A Bazanga, des hommes patrouillent, un fusil automatique posé négligemment sur l’épaule. «Le quartier musulman se trouve à quelques centaines de mètres. Nous sommes dans la «zone rouge», plus personne n’habite ici», explique l’un d’eux. Ses propos sont ponctués de tirs d’intimidation venus d’un côté ou de l’autre de la ligne de démarcation. «Lorsqu’ils tirent, on tire aussi, commente-t-il. On leur signifie ainsi qu’on n’a pas l’intention de se laisser faire.»

Non loin de là, dans le quartier PK5, la dernière enclave musulmane de Bangui, l’appel du muezzin retentit. La vie a repris depuis quelques mois, des familles parties se réfugier dans les pays voisins sont revenues au compte-gouttes. Mais, ici aussi, les dernières violences font craindre une nouvelle escalade. A Bangui, la moindre étincelle peut faire jaillir le feu. Jeudi soir, des affrontements se sont produits en bordure du quartier.
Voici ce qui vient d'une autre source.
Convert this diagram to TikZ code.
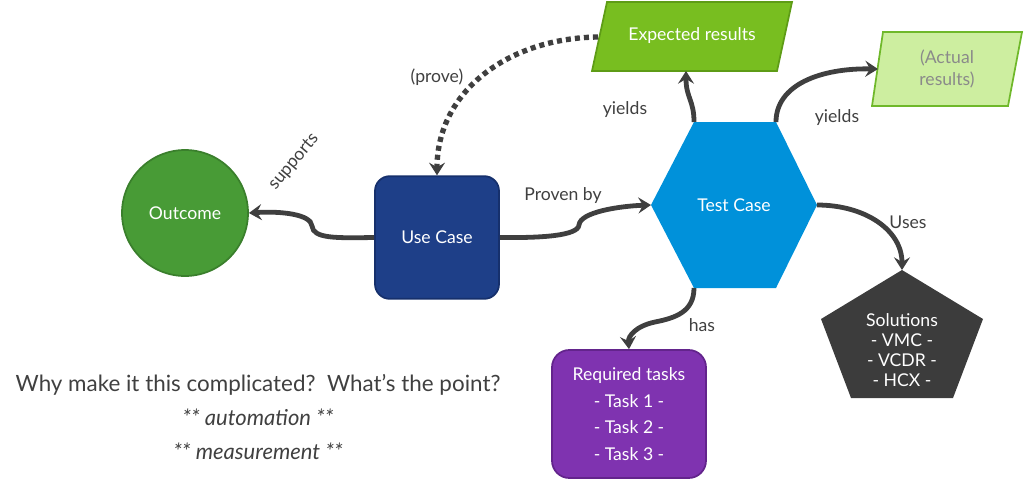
\documentclass[tikz,border=0pt]{standalone}
\usepackage{fontspec}
\setmainfont{Lato}
\usetikzlibrary{arrows.meta}
\definecolor{outf}{HTML}{489B36}
\definecolor{outb}{HTML}{3A7F2C}
\definecolor{ucf}{HTML}{1E3F88}
\definecolor{ucb}{HTML}{16306C}
\definecolor{tcf}{HTML}{0091DA}
\definecolor{tcb}{HTML}{0080C4}
\definecolor{erf}{HTML}{78BE20}
\definecolor{erb}{HTML}{5E9C16}
\definecolor{arf}{HTML}{CDEEA0}
\definecolor{arb}{HTML}{6FB82A}
\definecolor{art}{HTML}{8A8A8A}
\definecolor{solf}{HTML}{3C3C3C}
\definecolor{rtf}{HTML}{7F33B0}
\definecolor{rtb}{HTML}{63248C}
\definecolor{arrowc}{HTML}{3F3F3F}
\definecolor{labelc}{HTML}{404040}
\begin{document}
\begin{tikzpicture}[x=0.75pt,y=-0.75pt,
  conn/.style={draw=arrowc, line width=3.6pt, -{Stealth[length=9.5pt,width=12pt,inset=3.5pt]}},
  dotconn/.style={draw=arrowc, line width=4pt, dash pattern=on 3.8pt off 3pt, -{Stealth[length=9.5pt,width=12pt,inset=3.5pt]}},
  lbl/.style={text=labelc, font=\fontsize{13.2}{15}\selectfont},
  intxt/.style={text=white, font=\fontsize{13.2}{15}\selectfont, align=center},
  shapeline/.style={line width=1.3pt}]
\useasboundingbox (0,0) rectangle (1024,479);

% Outcome
\node[circle, draw=outb, fill=outf, shapeline, minimum size=94.5pt, inner sep=0pt, intxt] (out) at (185,213) {Outcome};

% Use Case
\node[rectangle, rounded corners=11pt, draw=ucb, fill=ucf, shapeline, minimum width=93pt, minimum height=92pt, intxt] (uc) at (437,237.5) {Use Case};

% Test Case hexagon
\fill[tcf] (694,122) -- (776,122) -- (817,205) -- (776,288) -- (694,288) -- (651,205) -- cycle;
\node[intxt] (tc) at (734,205) {Test Case};
\coordinate (tcL) at (651,205);
\coordinate (tcR) at (817,205);
\coordinate (tcTL) at (694,122);
\coordinate (tcTR) at (776,122);
\coordinate (tcBL) at (694,288);

% Expected results
\draw[draw=erb, fill=erf, shapeline] (607,2) -- (792,2) -- (777,71) -- (592,71) -- cycle;
\node[intxt] (er) at (692,36) {Expected results};
\coordinate (erL) at (598,37);
\coordinate (erB) at (686,71);

% Actual results
\draw[draw=arb, fill=arf, shapeline] (883,32) -- (1022,32) -- (1008,106) -- (872,106) -- cycle;
\node[intxt, text=art, font=\fontsize{13.2}{17}\selectfont] (ar) at (947,69) {(Actual\\results)};
\coordinate (arL) at (878,69);

% Solutions pentagon
\fill[solf] (902,270) -- (983,319) -- (953,398) -- (851,398) -- (821,319) -- cycle;
\node[text=white, font=\fontsize{13.2}{15}\selectfont, align=center] (sol) at (902,350) {Solutions\\- VMC -\\- VCDR -\\- HCX -};
\coordinate (solT) at (902,270);

% Required tasks
\node[rectangle, rounded corners=13pt, draw=rtb, fill=rtf, shapeline, minimum width=115.5pt, minimum height=96pt, text=white, font=\fontsize{13.2}{20}\selectfont, align=center] (rt) at (629,414) {Required tasks\\- Task 1 -\\- Task 2 -\\- Task 3 -};

% Connectors
\draw[conn] (uc.west) .. controls (338,238) and (313,239) .. (312,226) .. controls (311,214) and (280,211) .. (out.east);
\draw[conn] (uc.east) .. controls (540,238) and (578,236) .. (579,225) .. controls (580,212) and (620,206) .. (tcL);
\draw[conn] (tcTL) .. controls (694,100) and (686,98) .. (erB);
\draw[conn] (tcTR) .. controls (776,85) and (820,68) .. (arL);
\draw[conn] (tcR) .. controls (865,205) and (902,230) .. (solT);
\draw[conn] (tcBL) .. controls (694,312) and (675,318) .. (655,322) .. controls (636,326) and (628,336) .. (rt.north);
\draw[dotconn] (erL) .. controls (510,38) and (437,90) .. (uc.north);

% Labels
\node[lbl, rotate=50] (lsup) at (294,162) {supports};
\node[lbl] (lprove) at (437,77) {(prove)};
\node[lbl] (lproven) at (563,196) {Proven by};
\node[lbl] (lyl) at (625,110) {yields};
\node[lbl] (lyr) at (837,118) {yields};
\node[lbl] (luses) at (908,222) {Uses};
\node[lbl] (lhas) at (702,325) {has};

% Bottom text
\node[text=labelc, font=\fontsize{16.8}{19}\selectfont] (why) at (258,385) {Why make it this complicated?\ \ What’s the point?};
\node[text=labelc, font=\fontsize{16.5}{19}\selectfont\itshape] (auto) at (258,417) {** automation **};
\node[text=labelc, font=\fontsize{16.5}{19}\selectfont\itshape] (meas) at (258,451) {** measurement **};
\end{tikzpicture}
\end{document}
«Des antibalakas ont fait irruption et ont tiré sur de jeunes musulmans qui jouaient au football, raconte Youssouf Mahamat, un des représentants du quartier. Nos groupes d’autodéfense ont réussi à les repousser, mais il y a eu des blessés.» La pluie a fini par faire taire toutes les velléités des combattants. Jusqu’à la prochaine fois.

Le cycle de représailles est bien rodé entre les milices musulmanes et celles des «antibalakas», souvent qualifiées de «chrétiennes». Dans ce pays où les armes prolifèrent, les forces internationales peinent à maintenir un semblant de paix.

Gouvernement de transition

«Nous sommes confinés ici, nous ne pouvons pas sortir sans risquer notre vie», confie Houda Daoud, la mère de l’adolescent dont l’assassinat a déclenché les violences de septembre, qui vit dans le PK5. «Nous étions venus à Bangui il y a quelques mois car je pensais que ce serait plus sûr qu’en province», regrette-t-elle en montrant des photos de son fils en tenue d’étudiant. «Mais certains ne veulent pas la paix. Chacun campe sur ses positions et se renvoie la responsabilité», lâche-t-elle amèrement.

Un gouvernement de transition, dirigé par la présidente Catherine Samba Panza, a été désigné en janvier 2014. Il est censé céder prochainement la place à un gouvernement élu. Mais le scrutin présidentiel initialement prévu ce dimanche a été reporté sine die, sans annonce officielle. «Beaucoup de gens ont intérêt à ce que le processus électoral traîne, ou échoue, confie une source sécuritaire. Certains pour des motifs politiques, car ils estiment qu’ils n’ont pas été suffisamment impliqués, d’autres pour des motifs économiques car ils profitent du chaos qui règne dans le pays. Les intérêts vont bien au-delà du conflit confessionnel.» Quant aux milices d’autodéfense, elles sont instrumentalisées pour servir les desseins des uns et des autres.

Le conflit, initié en décembre 2012, a laissé des cicatrices indélébiles. Et pour la population centrafricaine, le bout du tunnel semble encore loin.